***** Data section

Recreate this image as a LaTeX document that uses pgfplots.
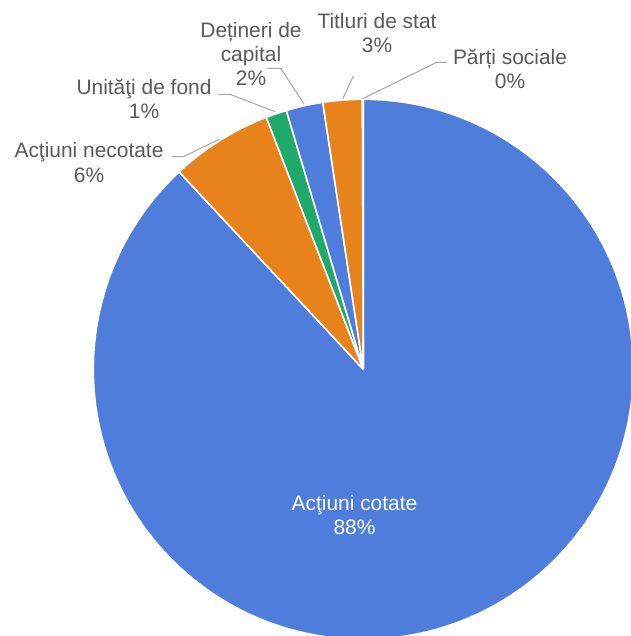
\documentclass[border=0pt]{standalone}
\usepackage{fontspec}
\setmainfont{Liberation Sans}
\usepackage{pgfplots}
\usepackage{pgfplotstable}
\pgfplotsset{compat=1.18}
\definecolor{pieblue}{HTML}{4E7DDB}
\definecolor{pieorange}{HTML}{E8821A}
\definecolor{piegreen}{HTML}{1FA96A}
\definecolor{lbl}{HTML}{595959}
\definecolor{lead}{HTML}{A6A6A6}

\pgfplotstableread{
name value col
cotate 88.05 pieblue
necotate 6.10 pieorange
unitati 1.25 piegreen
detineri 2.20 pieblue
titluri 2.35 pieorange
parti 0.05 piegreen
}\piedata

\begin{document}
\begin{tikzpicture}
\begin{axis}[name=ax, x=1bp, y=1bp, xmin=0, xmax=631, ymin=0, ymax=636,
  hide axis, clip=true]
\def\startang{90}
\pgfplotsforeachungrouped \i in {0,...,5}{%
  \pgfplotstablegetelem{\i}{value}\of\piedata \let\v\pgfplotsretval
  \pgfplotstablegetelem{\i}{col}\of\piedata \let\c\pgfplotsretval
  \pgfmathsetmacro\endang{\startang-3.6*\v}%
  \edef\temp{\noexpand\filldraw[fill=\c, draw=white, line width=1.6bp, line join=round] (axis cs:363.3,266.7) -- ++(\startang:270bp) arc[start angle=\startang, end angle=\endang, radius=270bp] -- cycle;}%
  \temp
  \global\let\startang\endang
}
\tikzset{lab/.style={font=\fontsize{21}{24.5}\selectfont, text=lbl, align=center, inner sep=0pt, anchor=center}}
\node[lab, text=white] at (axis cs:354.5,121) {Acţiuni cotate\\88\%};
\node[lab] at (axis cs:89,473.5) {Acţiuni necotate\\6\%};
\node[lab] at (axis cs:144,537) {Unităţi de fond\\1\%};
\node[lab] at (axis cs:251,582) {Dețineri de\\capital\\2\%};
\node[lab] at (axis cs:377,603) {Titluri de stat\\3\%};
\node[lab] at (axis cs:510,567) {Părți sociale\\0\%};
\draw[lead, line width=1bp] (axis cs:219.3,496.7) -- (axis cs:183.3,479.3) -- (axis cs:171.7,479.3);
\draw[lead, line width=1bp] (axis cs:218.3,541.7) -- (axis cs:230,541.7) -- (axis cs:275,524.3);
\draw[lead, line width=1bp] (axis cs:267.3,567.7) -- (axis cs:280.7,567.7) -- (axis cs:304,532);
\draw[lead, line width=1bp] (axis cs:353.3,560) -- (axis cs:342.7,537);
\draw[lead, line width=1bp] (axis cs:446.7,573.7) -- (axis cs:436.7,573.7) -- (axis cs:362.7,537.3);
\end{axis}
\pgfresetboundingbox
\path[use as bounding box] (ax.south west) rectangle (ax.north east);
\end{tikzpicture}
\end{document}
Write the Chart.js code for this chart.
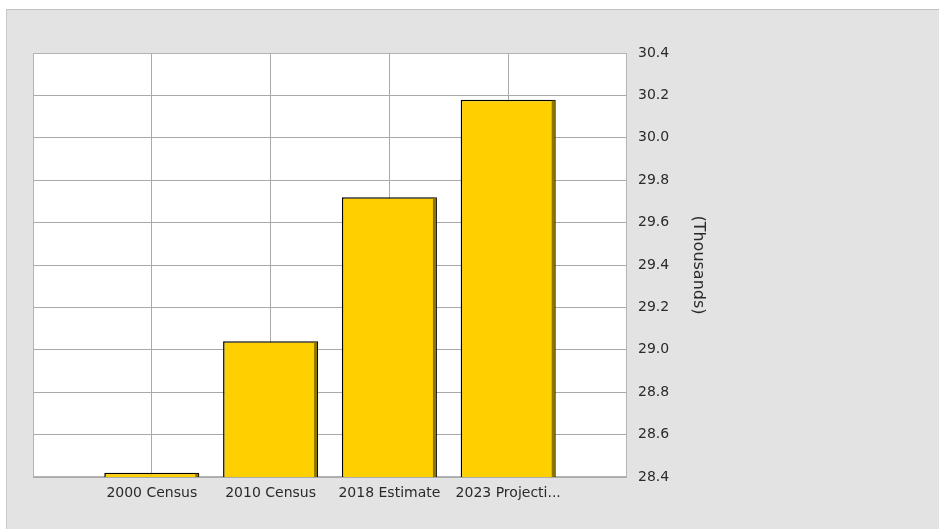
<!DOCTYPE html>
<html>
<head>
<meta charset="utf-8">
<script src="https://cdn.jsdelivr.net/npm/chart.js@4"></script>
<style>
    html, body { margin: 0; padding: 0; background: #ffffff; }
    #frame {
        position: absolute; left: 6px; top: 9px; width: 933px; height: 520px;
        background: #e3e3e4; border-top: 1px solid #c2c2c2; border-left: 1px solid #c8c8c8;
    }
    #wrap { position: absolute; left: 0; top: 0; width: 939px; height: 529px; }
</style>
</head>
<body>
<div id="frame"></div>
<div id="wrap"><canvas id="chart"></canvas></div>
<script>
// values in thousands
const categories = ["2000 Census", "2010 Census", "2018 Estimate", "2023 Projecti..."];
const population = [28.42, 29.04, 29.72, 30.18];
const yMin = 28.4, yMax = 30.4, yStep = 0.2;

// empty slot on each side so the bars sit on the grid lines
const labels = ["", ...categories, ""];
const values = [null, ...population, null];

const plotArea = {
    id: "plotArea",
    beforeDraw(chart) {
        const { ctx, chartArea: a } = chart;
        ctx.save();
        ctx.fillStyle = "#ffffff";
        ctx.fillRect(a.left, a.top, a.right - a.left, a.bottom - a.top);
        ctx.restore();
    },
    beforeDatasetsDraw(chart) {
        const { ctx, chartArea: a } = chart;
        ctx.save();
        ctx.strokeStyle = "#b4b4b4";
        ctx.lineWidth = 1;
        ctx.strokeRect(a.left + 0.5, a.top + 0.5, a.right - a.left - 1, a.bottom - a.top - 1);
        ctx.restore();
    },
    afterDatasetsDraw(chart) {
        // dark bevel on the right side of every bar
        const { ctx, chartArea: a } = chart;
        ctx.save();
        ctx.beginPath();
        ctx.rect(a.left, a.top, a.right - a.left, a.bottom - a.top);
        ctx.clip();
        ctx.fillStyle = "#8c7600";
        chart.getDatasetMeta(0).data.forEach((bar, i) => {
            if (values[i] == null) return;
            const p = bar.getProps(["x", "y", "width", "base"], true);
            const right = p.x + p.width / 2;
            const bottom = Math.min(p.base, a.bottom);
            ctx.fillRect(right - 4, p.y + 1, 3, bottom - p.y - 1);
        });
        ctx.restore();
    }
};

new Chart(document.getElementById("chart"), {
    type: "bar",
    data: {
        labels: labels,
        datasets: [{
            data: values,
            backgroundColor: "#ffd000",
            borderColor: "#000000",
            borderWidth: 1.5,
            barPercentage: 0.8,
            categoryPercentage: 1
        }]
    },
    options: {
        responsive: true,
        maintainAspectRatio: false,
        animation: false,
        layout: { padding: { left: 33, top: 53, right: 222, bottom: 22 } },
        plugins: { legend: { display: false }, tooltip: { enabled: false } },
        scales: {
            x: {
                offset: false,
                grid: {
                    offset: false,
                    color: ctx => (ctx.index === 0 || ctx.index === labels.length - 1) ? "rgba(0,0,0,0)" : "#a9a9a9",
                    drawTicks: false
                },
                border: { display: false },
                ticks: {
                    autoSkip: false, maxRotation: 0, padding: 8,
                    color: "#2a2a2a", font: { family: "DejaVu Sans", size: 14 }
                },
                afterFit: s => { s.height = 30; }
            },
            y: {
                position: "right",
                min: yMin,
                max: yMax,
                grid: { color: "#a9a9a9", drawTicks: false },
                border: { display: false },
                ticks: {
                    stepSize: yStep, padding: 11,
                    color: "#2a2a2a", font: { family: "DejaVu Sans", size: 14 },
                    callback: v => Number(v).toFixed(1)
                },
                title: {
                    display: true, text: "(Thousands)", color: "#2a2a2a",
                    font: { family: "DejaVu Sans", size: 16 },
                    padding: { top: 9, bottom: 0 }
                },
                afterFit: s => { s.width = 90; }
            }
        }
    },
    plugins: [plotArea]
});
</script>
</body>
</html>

**********

Task prompt:
Output the entries above exactly, without their pictures.

Exercise output:
Recreate this image as a LaTeX document that uses pgfplots.
\documentclass[border=0pt]{standalone}
\usepackage{fontspec}
\setmainfont{Liberation Sans}
\usepackage{pgfplots}
\usepackage{pgfplotstable}
\pgfplotsset{compat=1.18}
\definecolor{pieblue}{HTML}{4E7DDB}
\definecolor{pieorange}{HTML}{E8821A}
\definecolor{piegreen}{HTML}{1FA96A}
\definecolor{lbl}{HTML}{595959}
\definecolor{lead}{HTML}{A6A6A6}

\pgfplotstableread{
name value col
cotate 88.05 pieblue
necotate 6.10 pieorange
unitati 1.25 piegreen
detineri 2.20 pieblue
titluri 2.35 pieorange
parti 0.05 piegreen
}\piedata

\begin{document}
\begin{tikzpicture}
\begin{axis}[name=ax, x=1bp, y=1bp, xmin=0, xmax=631, ymin=0, ymax=636,
  hide axis, clip=true]
\def\startang{90}
\pgfplotsforeachungrouped \i in {0,...,5}{%
  \pgfplotstablegetelem{\i}{value}\of\piedata \let\v\pgfplotsretval
  \pgfplotstablegetelem{\i}{col}\of\piedata \let\c\pgfplotsretval
  \pgfmathsetmacro\endang{\startang-3.6*\v}%
  \edef\temp{\noexpand\filldraw[fill=\c, draw=white, line width=1.6bp, line join=round] (axis cs:363.3,266.7) -- ++(\startang:270bp) arc[start angle=\startang, end angle=\endang, radius=270bp] -- cycle;}%
  \temp
  \global\let\startang\endang
}
\tikzset{lab/.style={font=\fontsize{21}{24.5}\selectfont, text=lbl, align=center, inner sep=0pt, anchor=center}}
\node[lab, text=white] at (axis cs:354.5,121) {Acţiuni cotate\\88\%};
\node[lab] at (axis cs:89,473.5) {Acţiuni necotate\\6\%};
\node[lab] at (axis cs:144,537) {Unităţi de fond\\1\%};
\node[lab] at (axis cs:251,582) {Dețineri de\\capital\\2\%};
\node[lab] at (axis cs:377,603) {Titluri de stat\\3\%};
\node[lab] at (axis cs:510,567) {Părți sociale\\0\%};
\draw[lead, line width=1bp] (axis cs:219.3,496.7) -- (axis cs:183.3,479.3) -- (axis cs:171.7,479.3);
\draw[lead, line width=1bp] (axis cs:218.3,541.7) -- (axis cs:230,541.7) -- (axis cs:275,524.3);
\draw[lead, line width=1bp] (axis cs:267.3,567.7) -- (axis cs:280.7,567.7) -- (axis cs:304,532);
\draw[lead, line width=1bp] (axis cs:353.3,560) -- (axis cs:342.7,537);
\draw[lead, line width=1bp] (axis cs:446.7,573.7) -- (axis cs:436.7,573.7) -- (axis cs:362.7,537.3);
\end{axis}
\pgfresetboundingbox
\path[use as bounding box] (ax.south west) rectangle (ax.north east);
\end{tikzpicture}
\end{document}
Write the Chart.js code for this chart.
<!DOCTYPE html>
<html>
<head>
<meta charset="utf-8">
<script src="https://cdn.jsdelivr.net/npm/chart.js@4"></script>
<style>
    html, body { margin: 0; padding: 0; background: #ffffff; }
    #frame {
        position: absolute; left: 6px; top: 9px; width: 933px; height: 520px;
        background: #e3e3e4; border-top: 1px solid #c2c2c2; border-left: 1px solid #c8c8c8;
    }
    #wrap { position: absolute; left: 0; top: 0; width: 939px; height: 529px; }
</style>
</head>
<body>
<div id="frame"></div>
<div id="wrap"><canvas id="chart"></canvas></div>
<script>
// values in thousands
const categories = ["2000 Census", "2010 Census", "2018 Estimate", "2023 Projecti..."];
const population = [28.42, 29.04, 29.72, 30.18];
const yMin = 28.4, yMax = 30.4, yStep = 0.2;

// empty slot on each side so the bars sit on the grid lines
const labels = ["", ...categories, ""];
const values = [null, ...population, null];

const plotArea = {
    id: "plotArea",
    beforeDraw(chart) {
        const { ctx, chartArea: a } = chart;
        ctx.save();
        ctx.fillStyle = "#ffffff";
        ctx.fillRect(a.left, a.top, a.right - a.left, a.bottom - a.top);
        ctx.restore();
    },
    beforeDatasetsDraw(chart) {
        const { ctx, chartArea: a } = chart;
        ctx.save();
        ctx.strokeStyle = "#b4b4b4";
        ctx.lineWidth = 1;
        ctx.strokeRect(a.left + 0.5, a.top + 0.5, a.right - a.left - 1, a.bottom - a.top - 1);
        ctx.restore();
    },
    afterDatasetsDraw(chart) {
        // dark bevel on the right side of every bar
        const { ctx, chartArea: a } = chart;
        ctx.save();
        ctx.beginPath();
        ctx.rect(a.left, a.top, a.right - a.left, a.bottom - a.top);
        ctx.clip();
        ctx.fillStyle = "#8c7600";
        chart.getDatasetMeta(0).data.forEach((bar, i) => {
            if (values[i] == null) return;
            const p = bar.getProps(["x", "y", "width", "base"], true);
            const right = p.x + p.width / 2;
            const bottom = Math.min(p.base, a.bottom);
            ctx.fillRect(right - 4, p.y + 1, 3, bottom - p.y - 1);
        });
        ctx.restore();
    }
};

new Chart(document.getElementById("chart"), {
    type: "bar",
    data: {
        labels: labels,
        datasets: [{
            data: values,
            backgroundColor: "#ffd000",
            borderColor: "#000000",
            borderWidth: 1.5,
            barPercentage: 0.8,
            categoryPercentage: 1
        }]
    },
    options: {
        responsive: true,
        maintainAspectRatio: false,
        animation: false,
        layout: { padding: { left: 33, top: 53, right: 222, bottom: 22 } },
        plugins: { legend: { display: false }, tooltip: { enabled: false } },
        scales: {
            x: {
                offset: false,
                grid: {
                    offset: false,
                    color: ctx => (ctx.index === 0 || ctx.index === labels.length - 1) ? "rgba(0,0,0,0)" : "#a9a9a9",
                    drawTicks: false
                },
                border: { display: false },
                ticks: {
                    autoSkip: false, maxRotation: 0, padding: 8,
                    color: "#2a2a2a", font: { family: "DejaVu Sans", size: 14 }
                },
                afterFit: s => { s.height = 30; }
            },
            y: {
                position: "right",
                min: yMin,
                max: yMax,
                grid: { color: "#a9a9a9", drawTicks: false },
                border: { display: false },
                ticks: {
                    stepSize: yStep, padding: 11,
                    color: "#2a2a2a", font: { family: "DejaVu Sans", size: 14 },
                    callback: v => Number(v).toFixed(1)
                },
                title: {
                    display: true, text: "(Thousands)", color: "#2a2a2a",
                    font: { family: "DejaVu Sans", size: 16 },
                    padding: { top: 9, bottom: 0 }
                },
                afterFit: s => { s.width = 90; }
            }
        }
    },
    plugins: [plotArea]
});
</script>
</body>
</html>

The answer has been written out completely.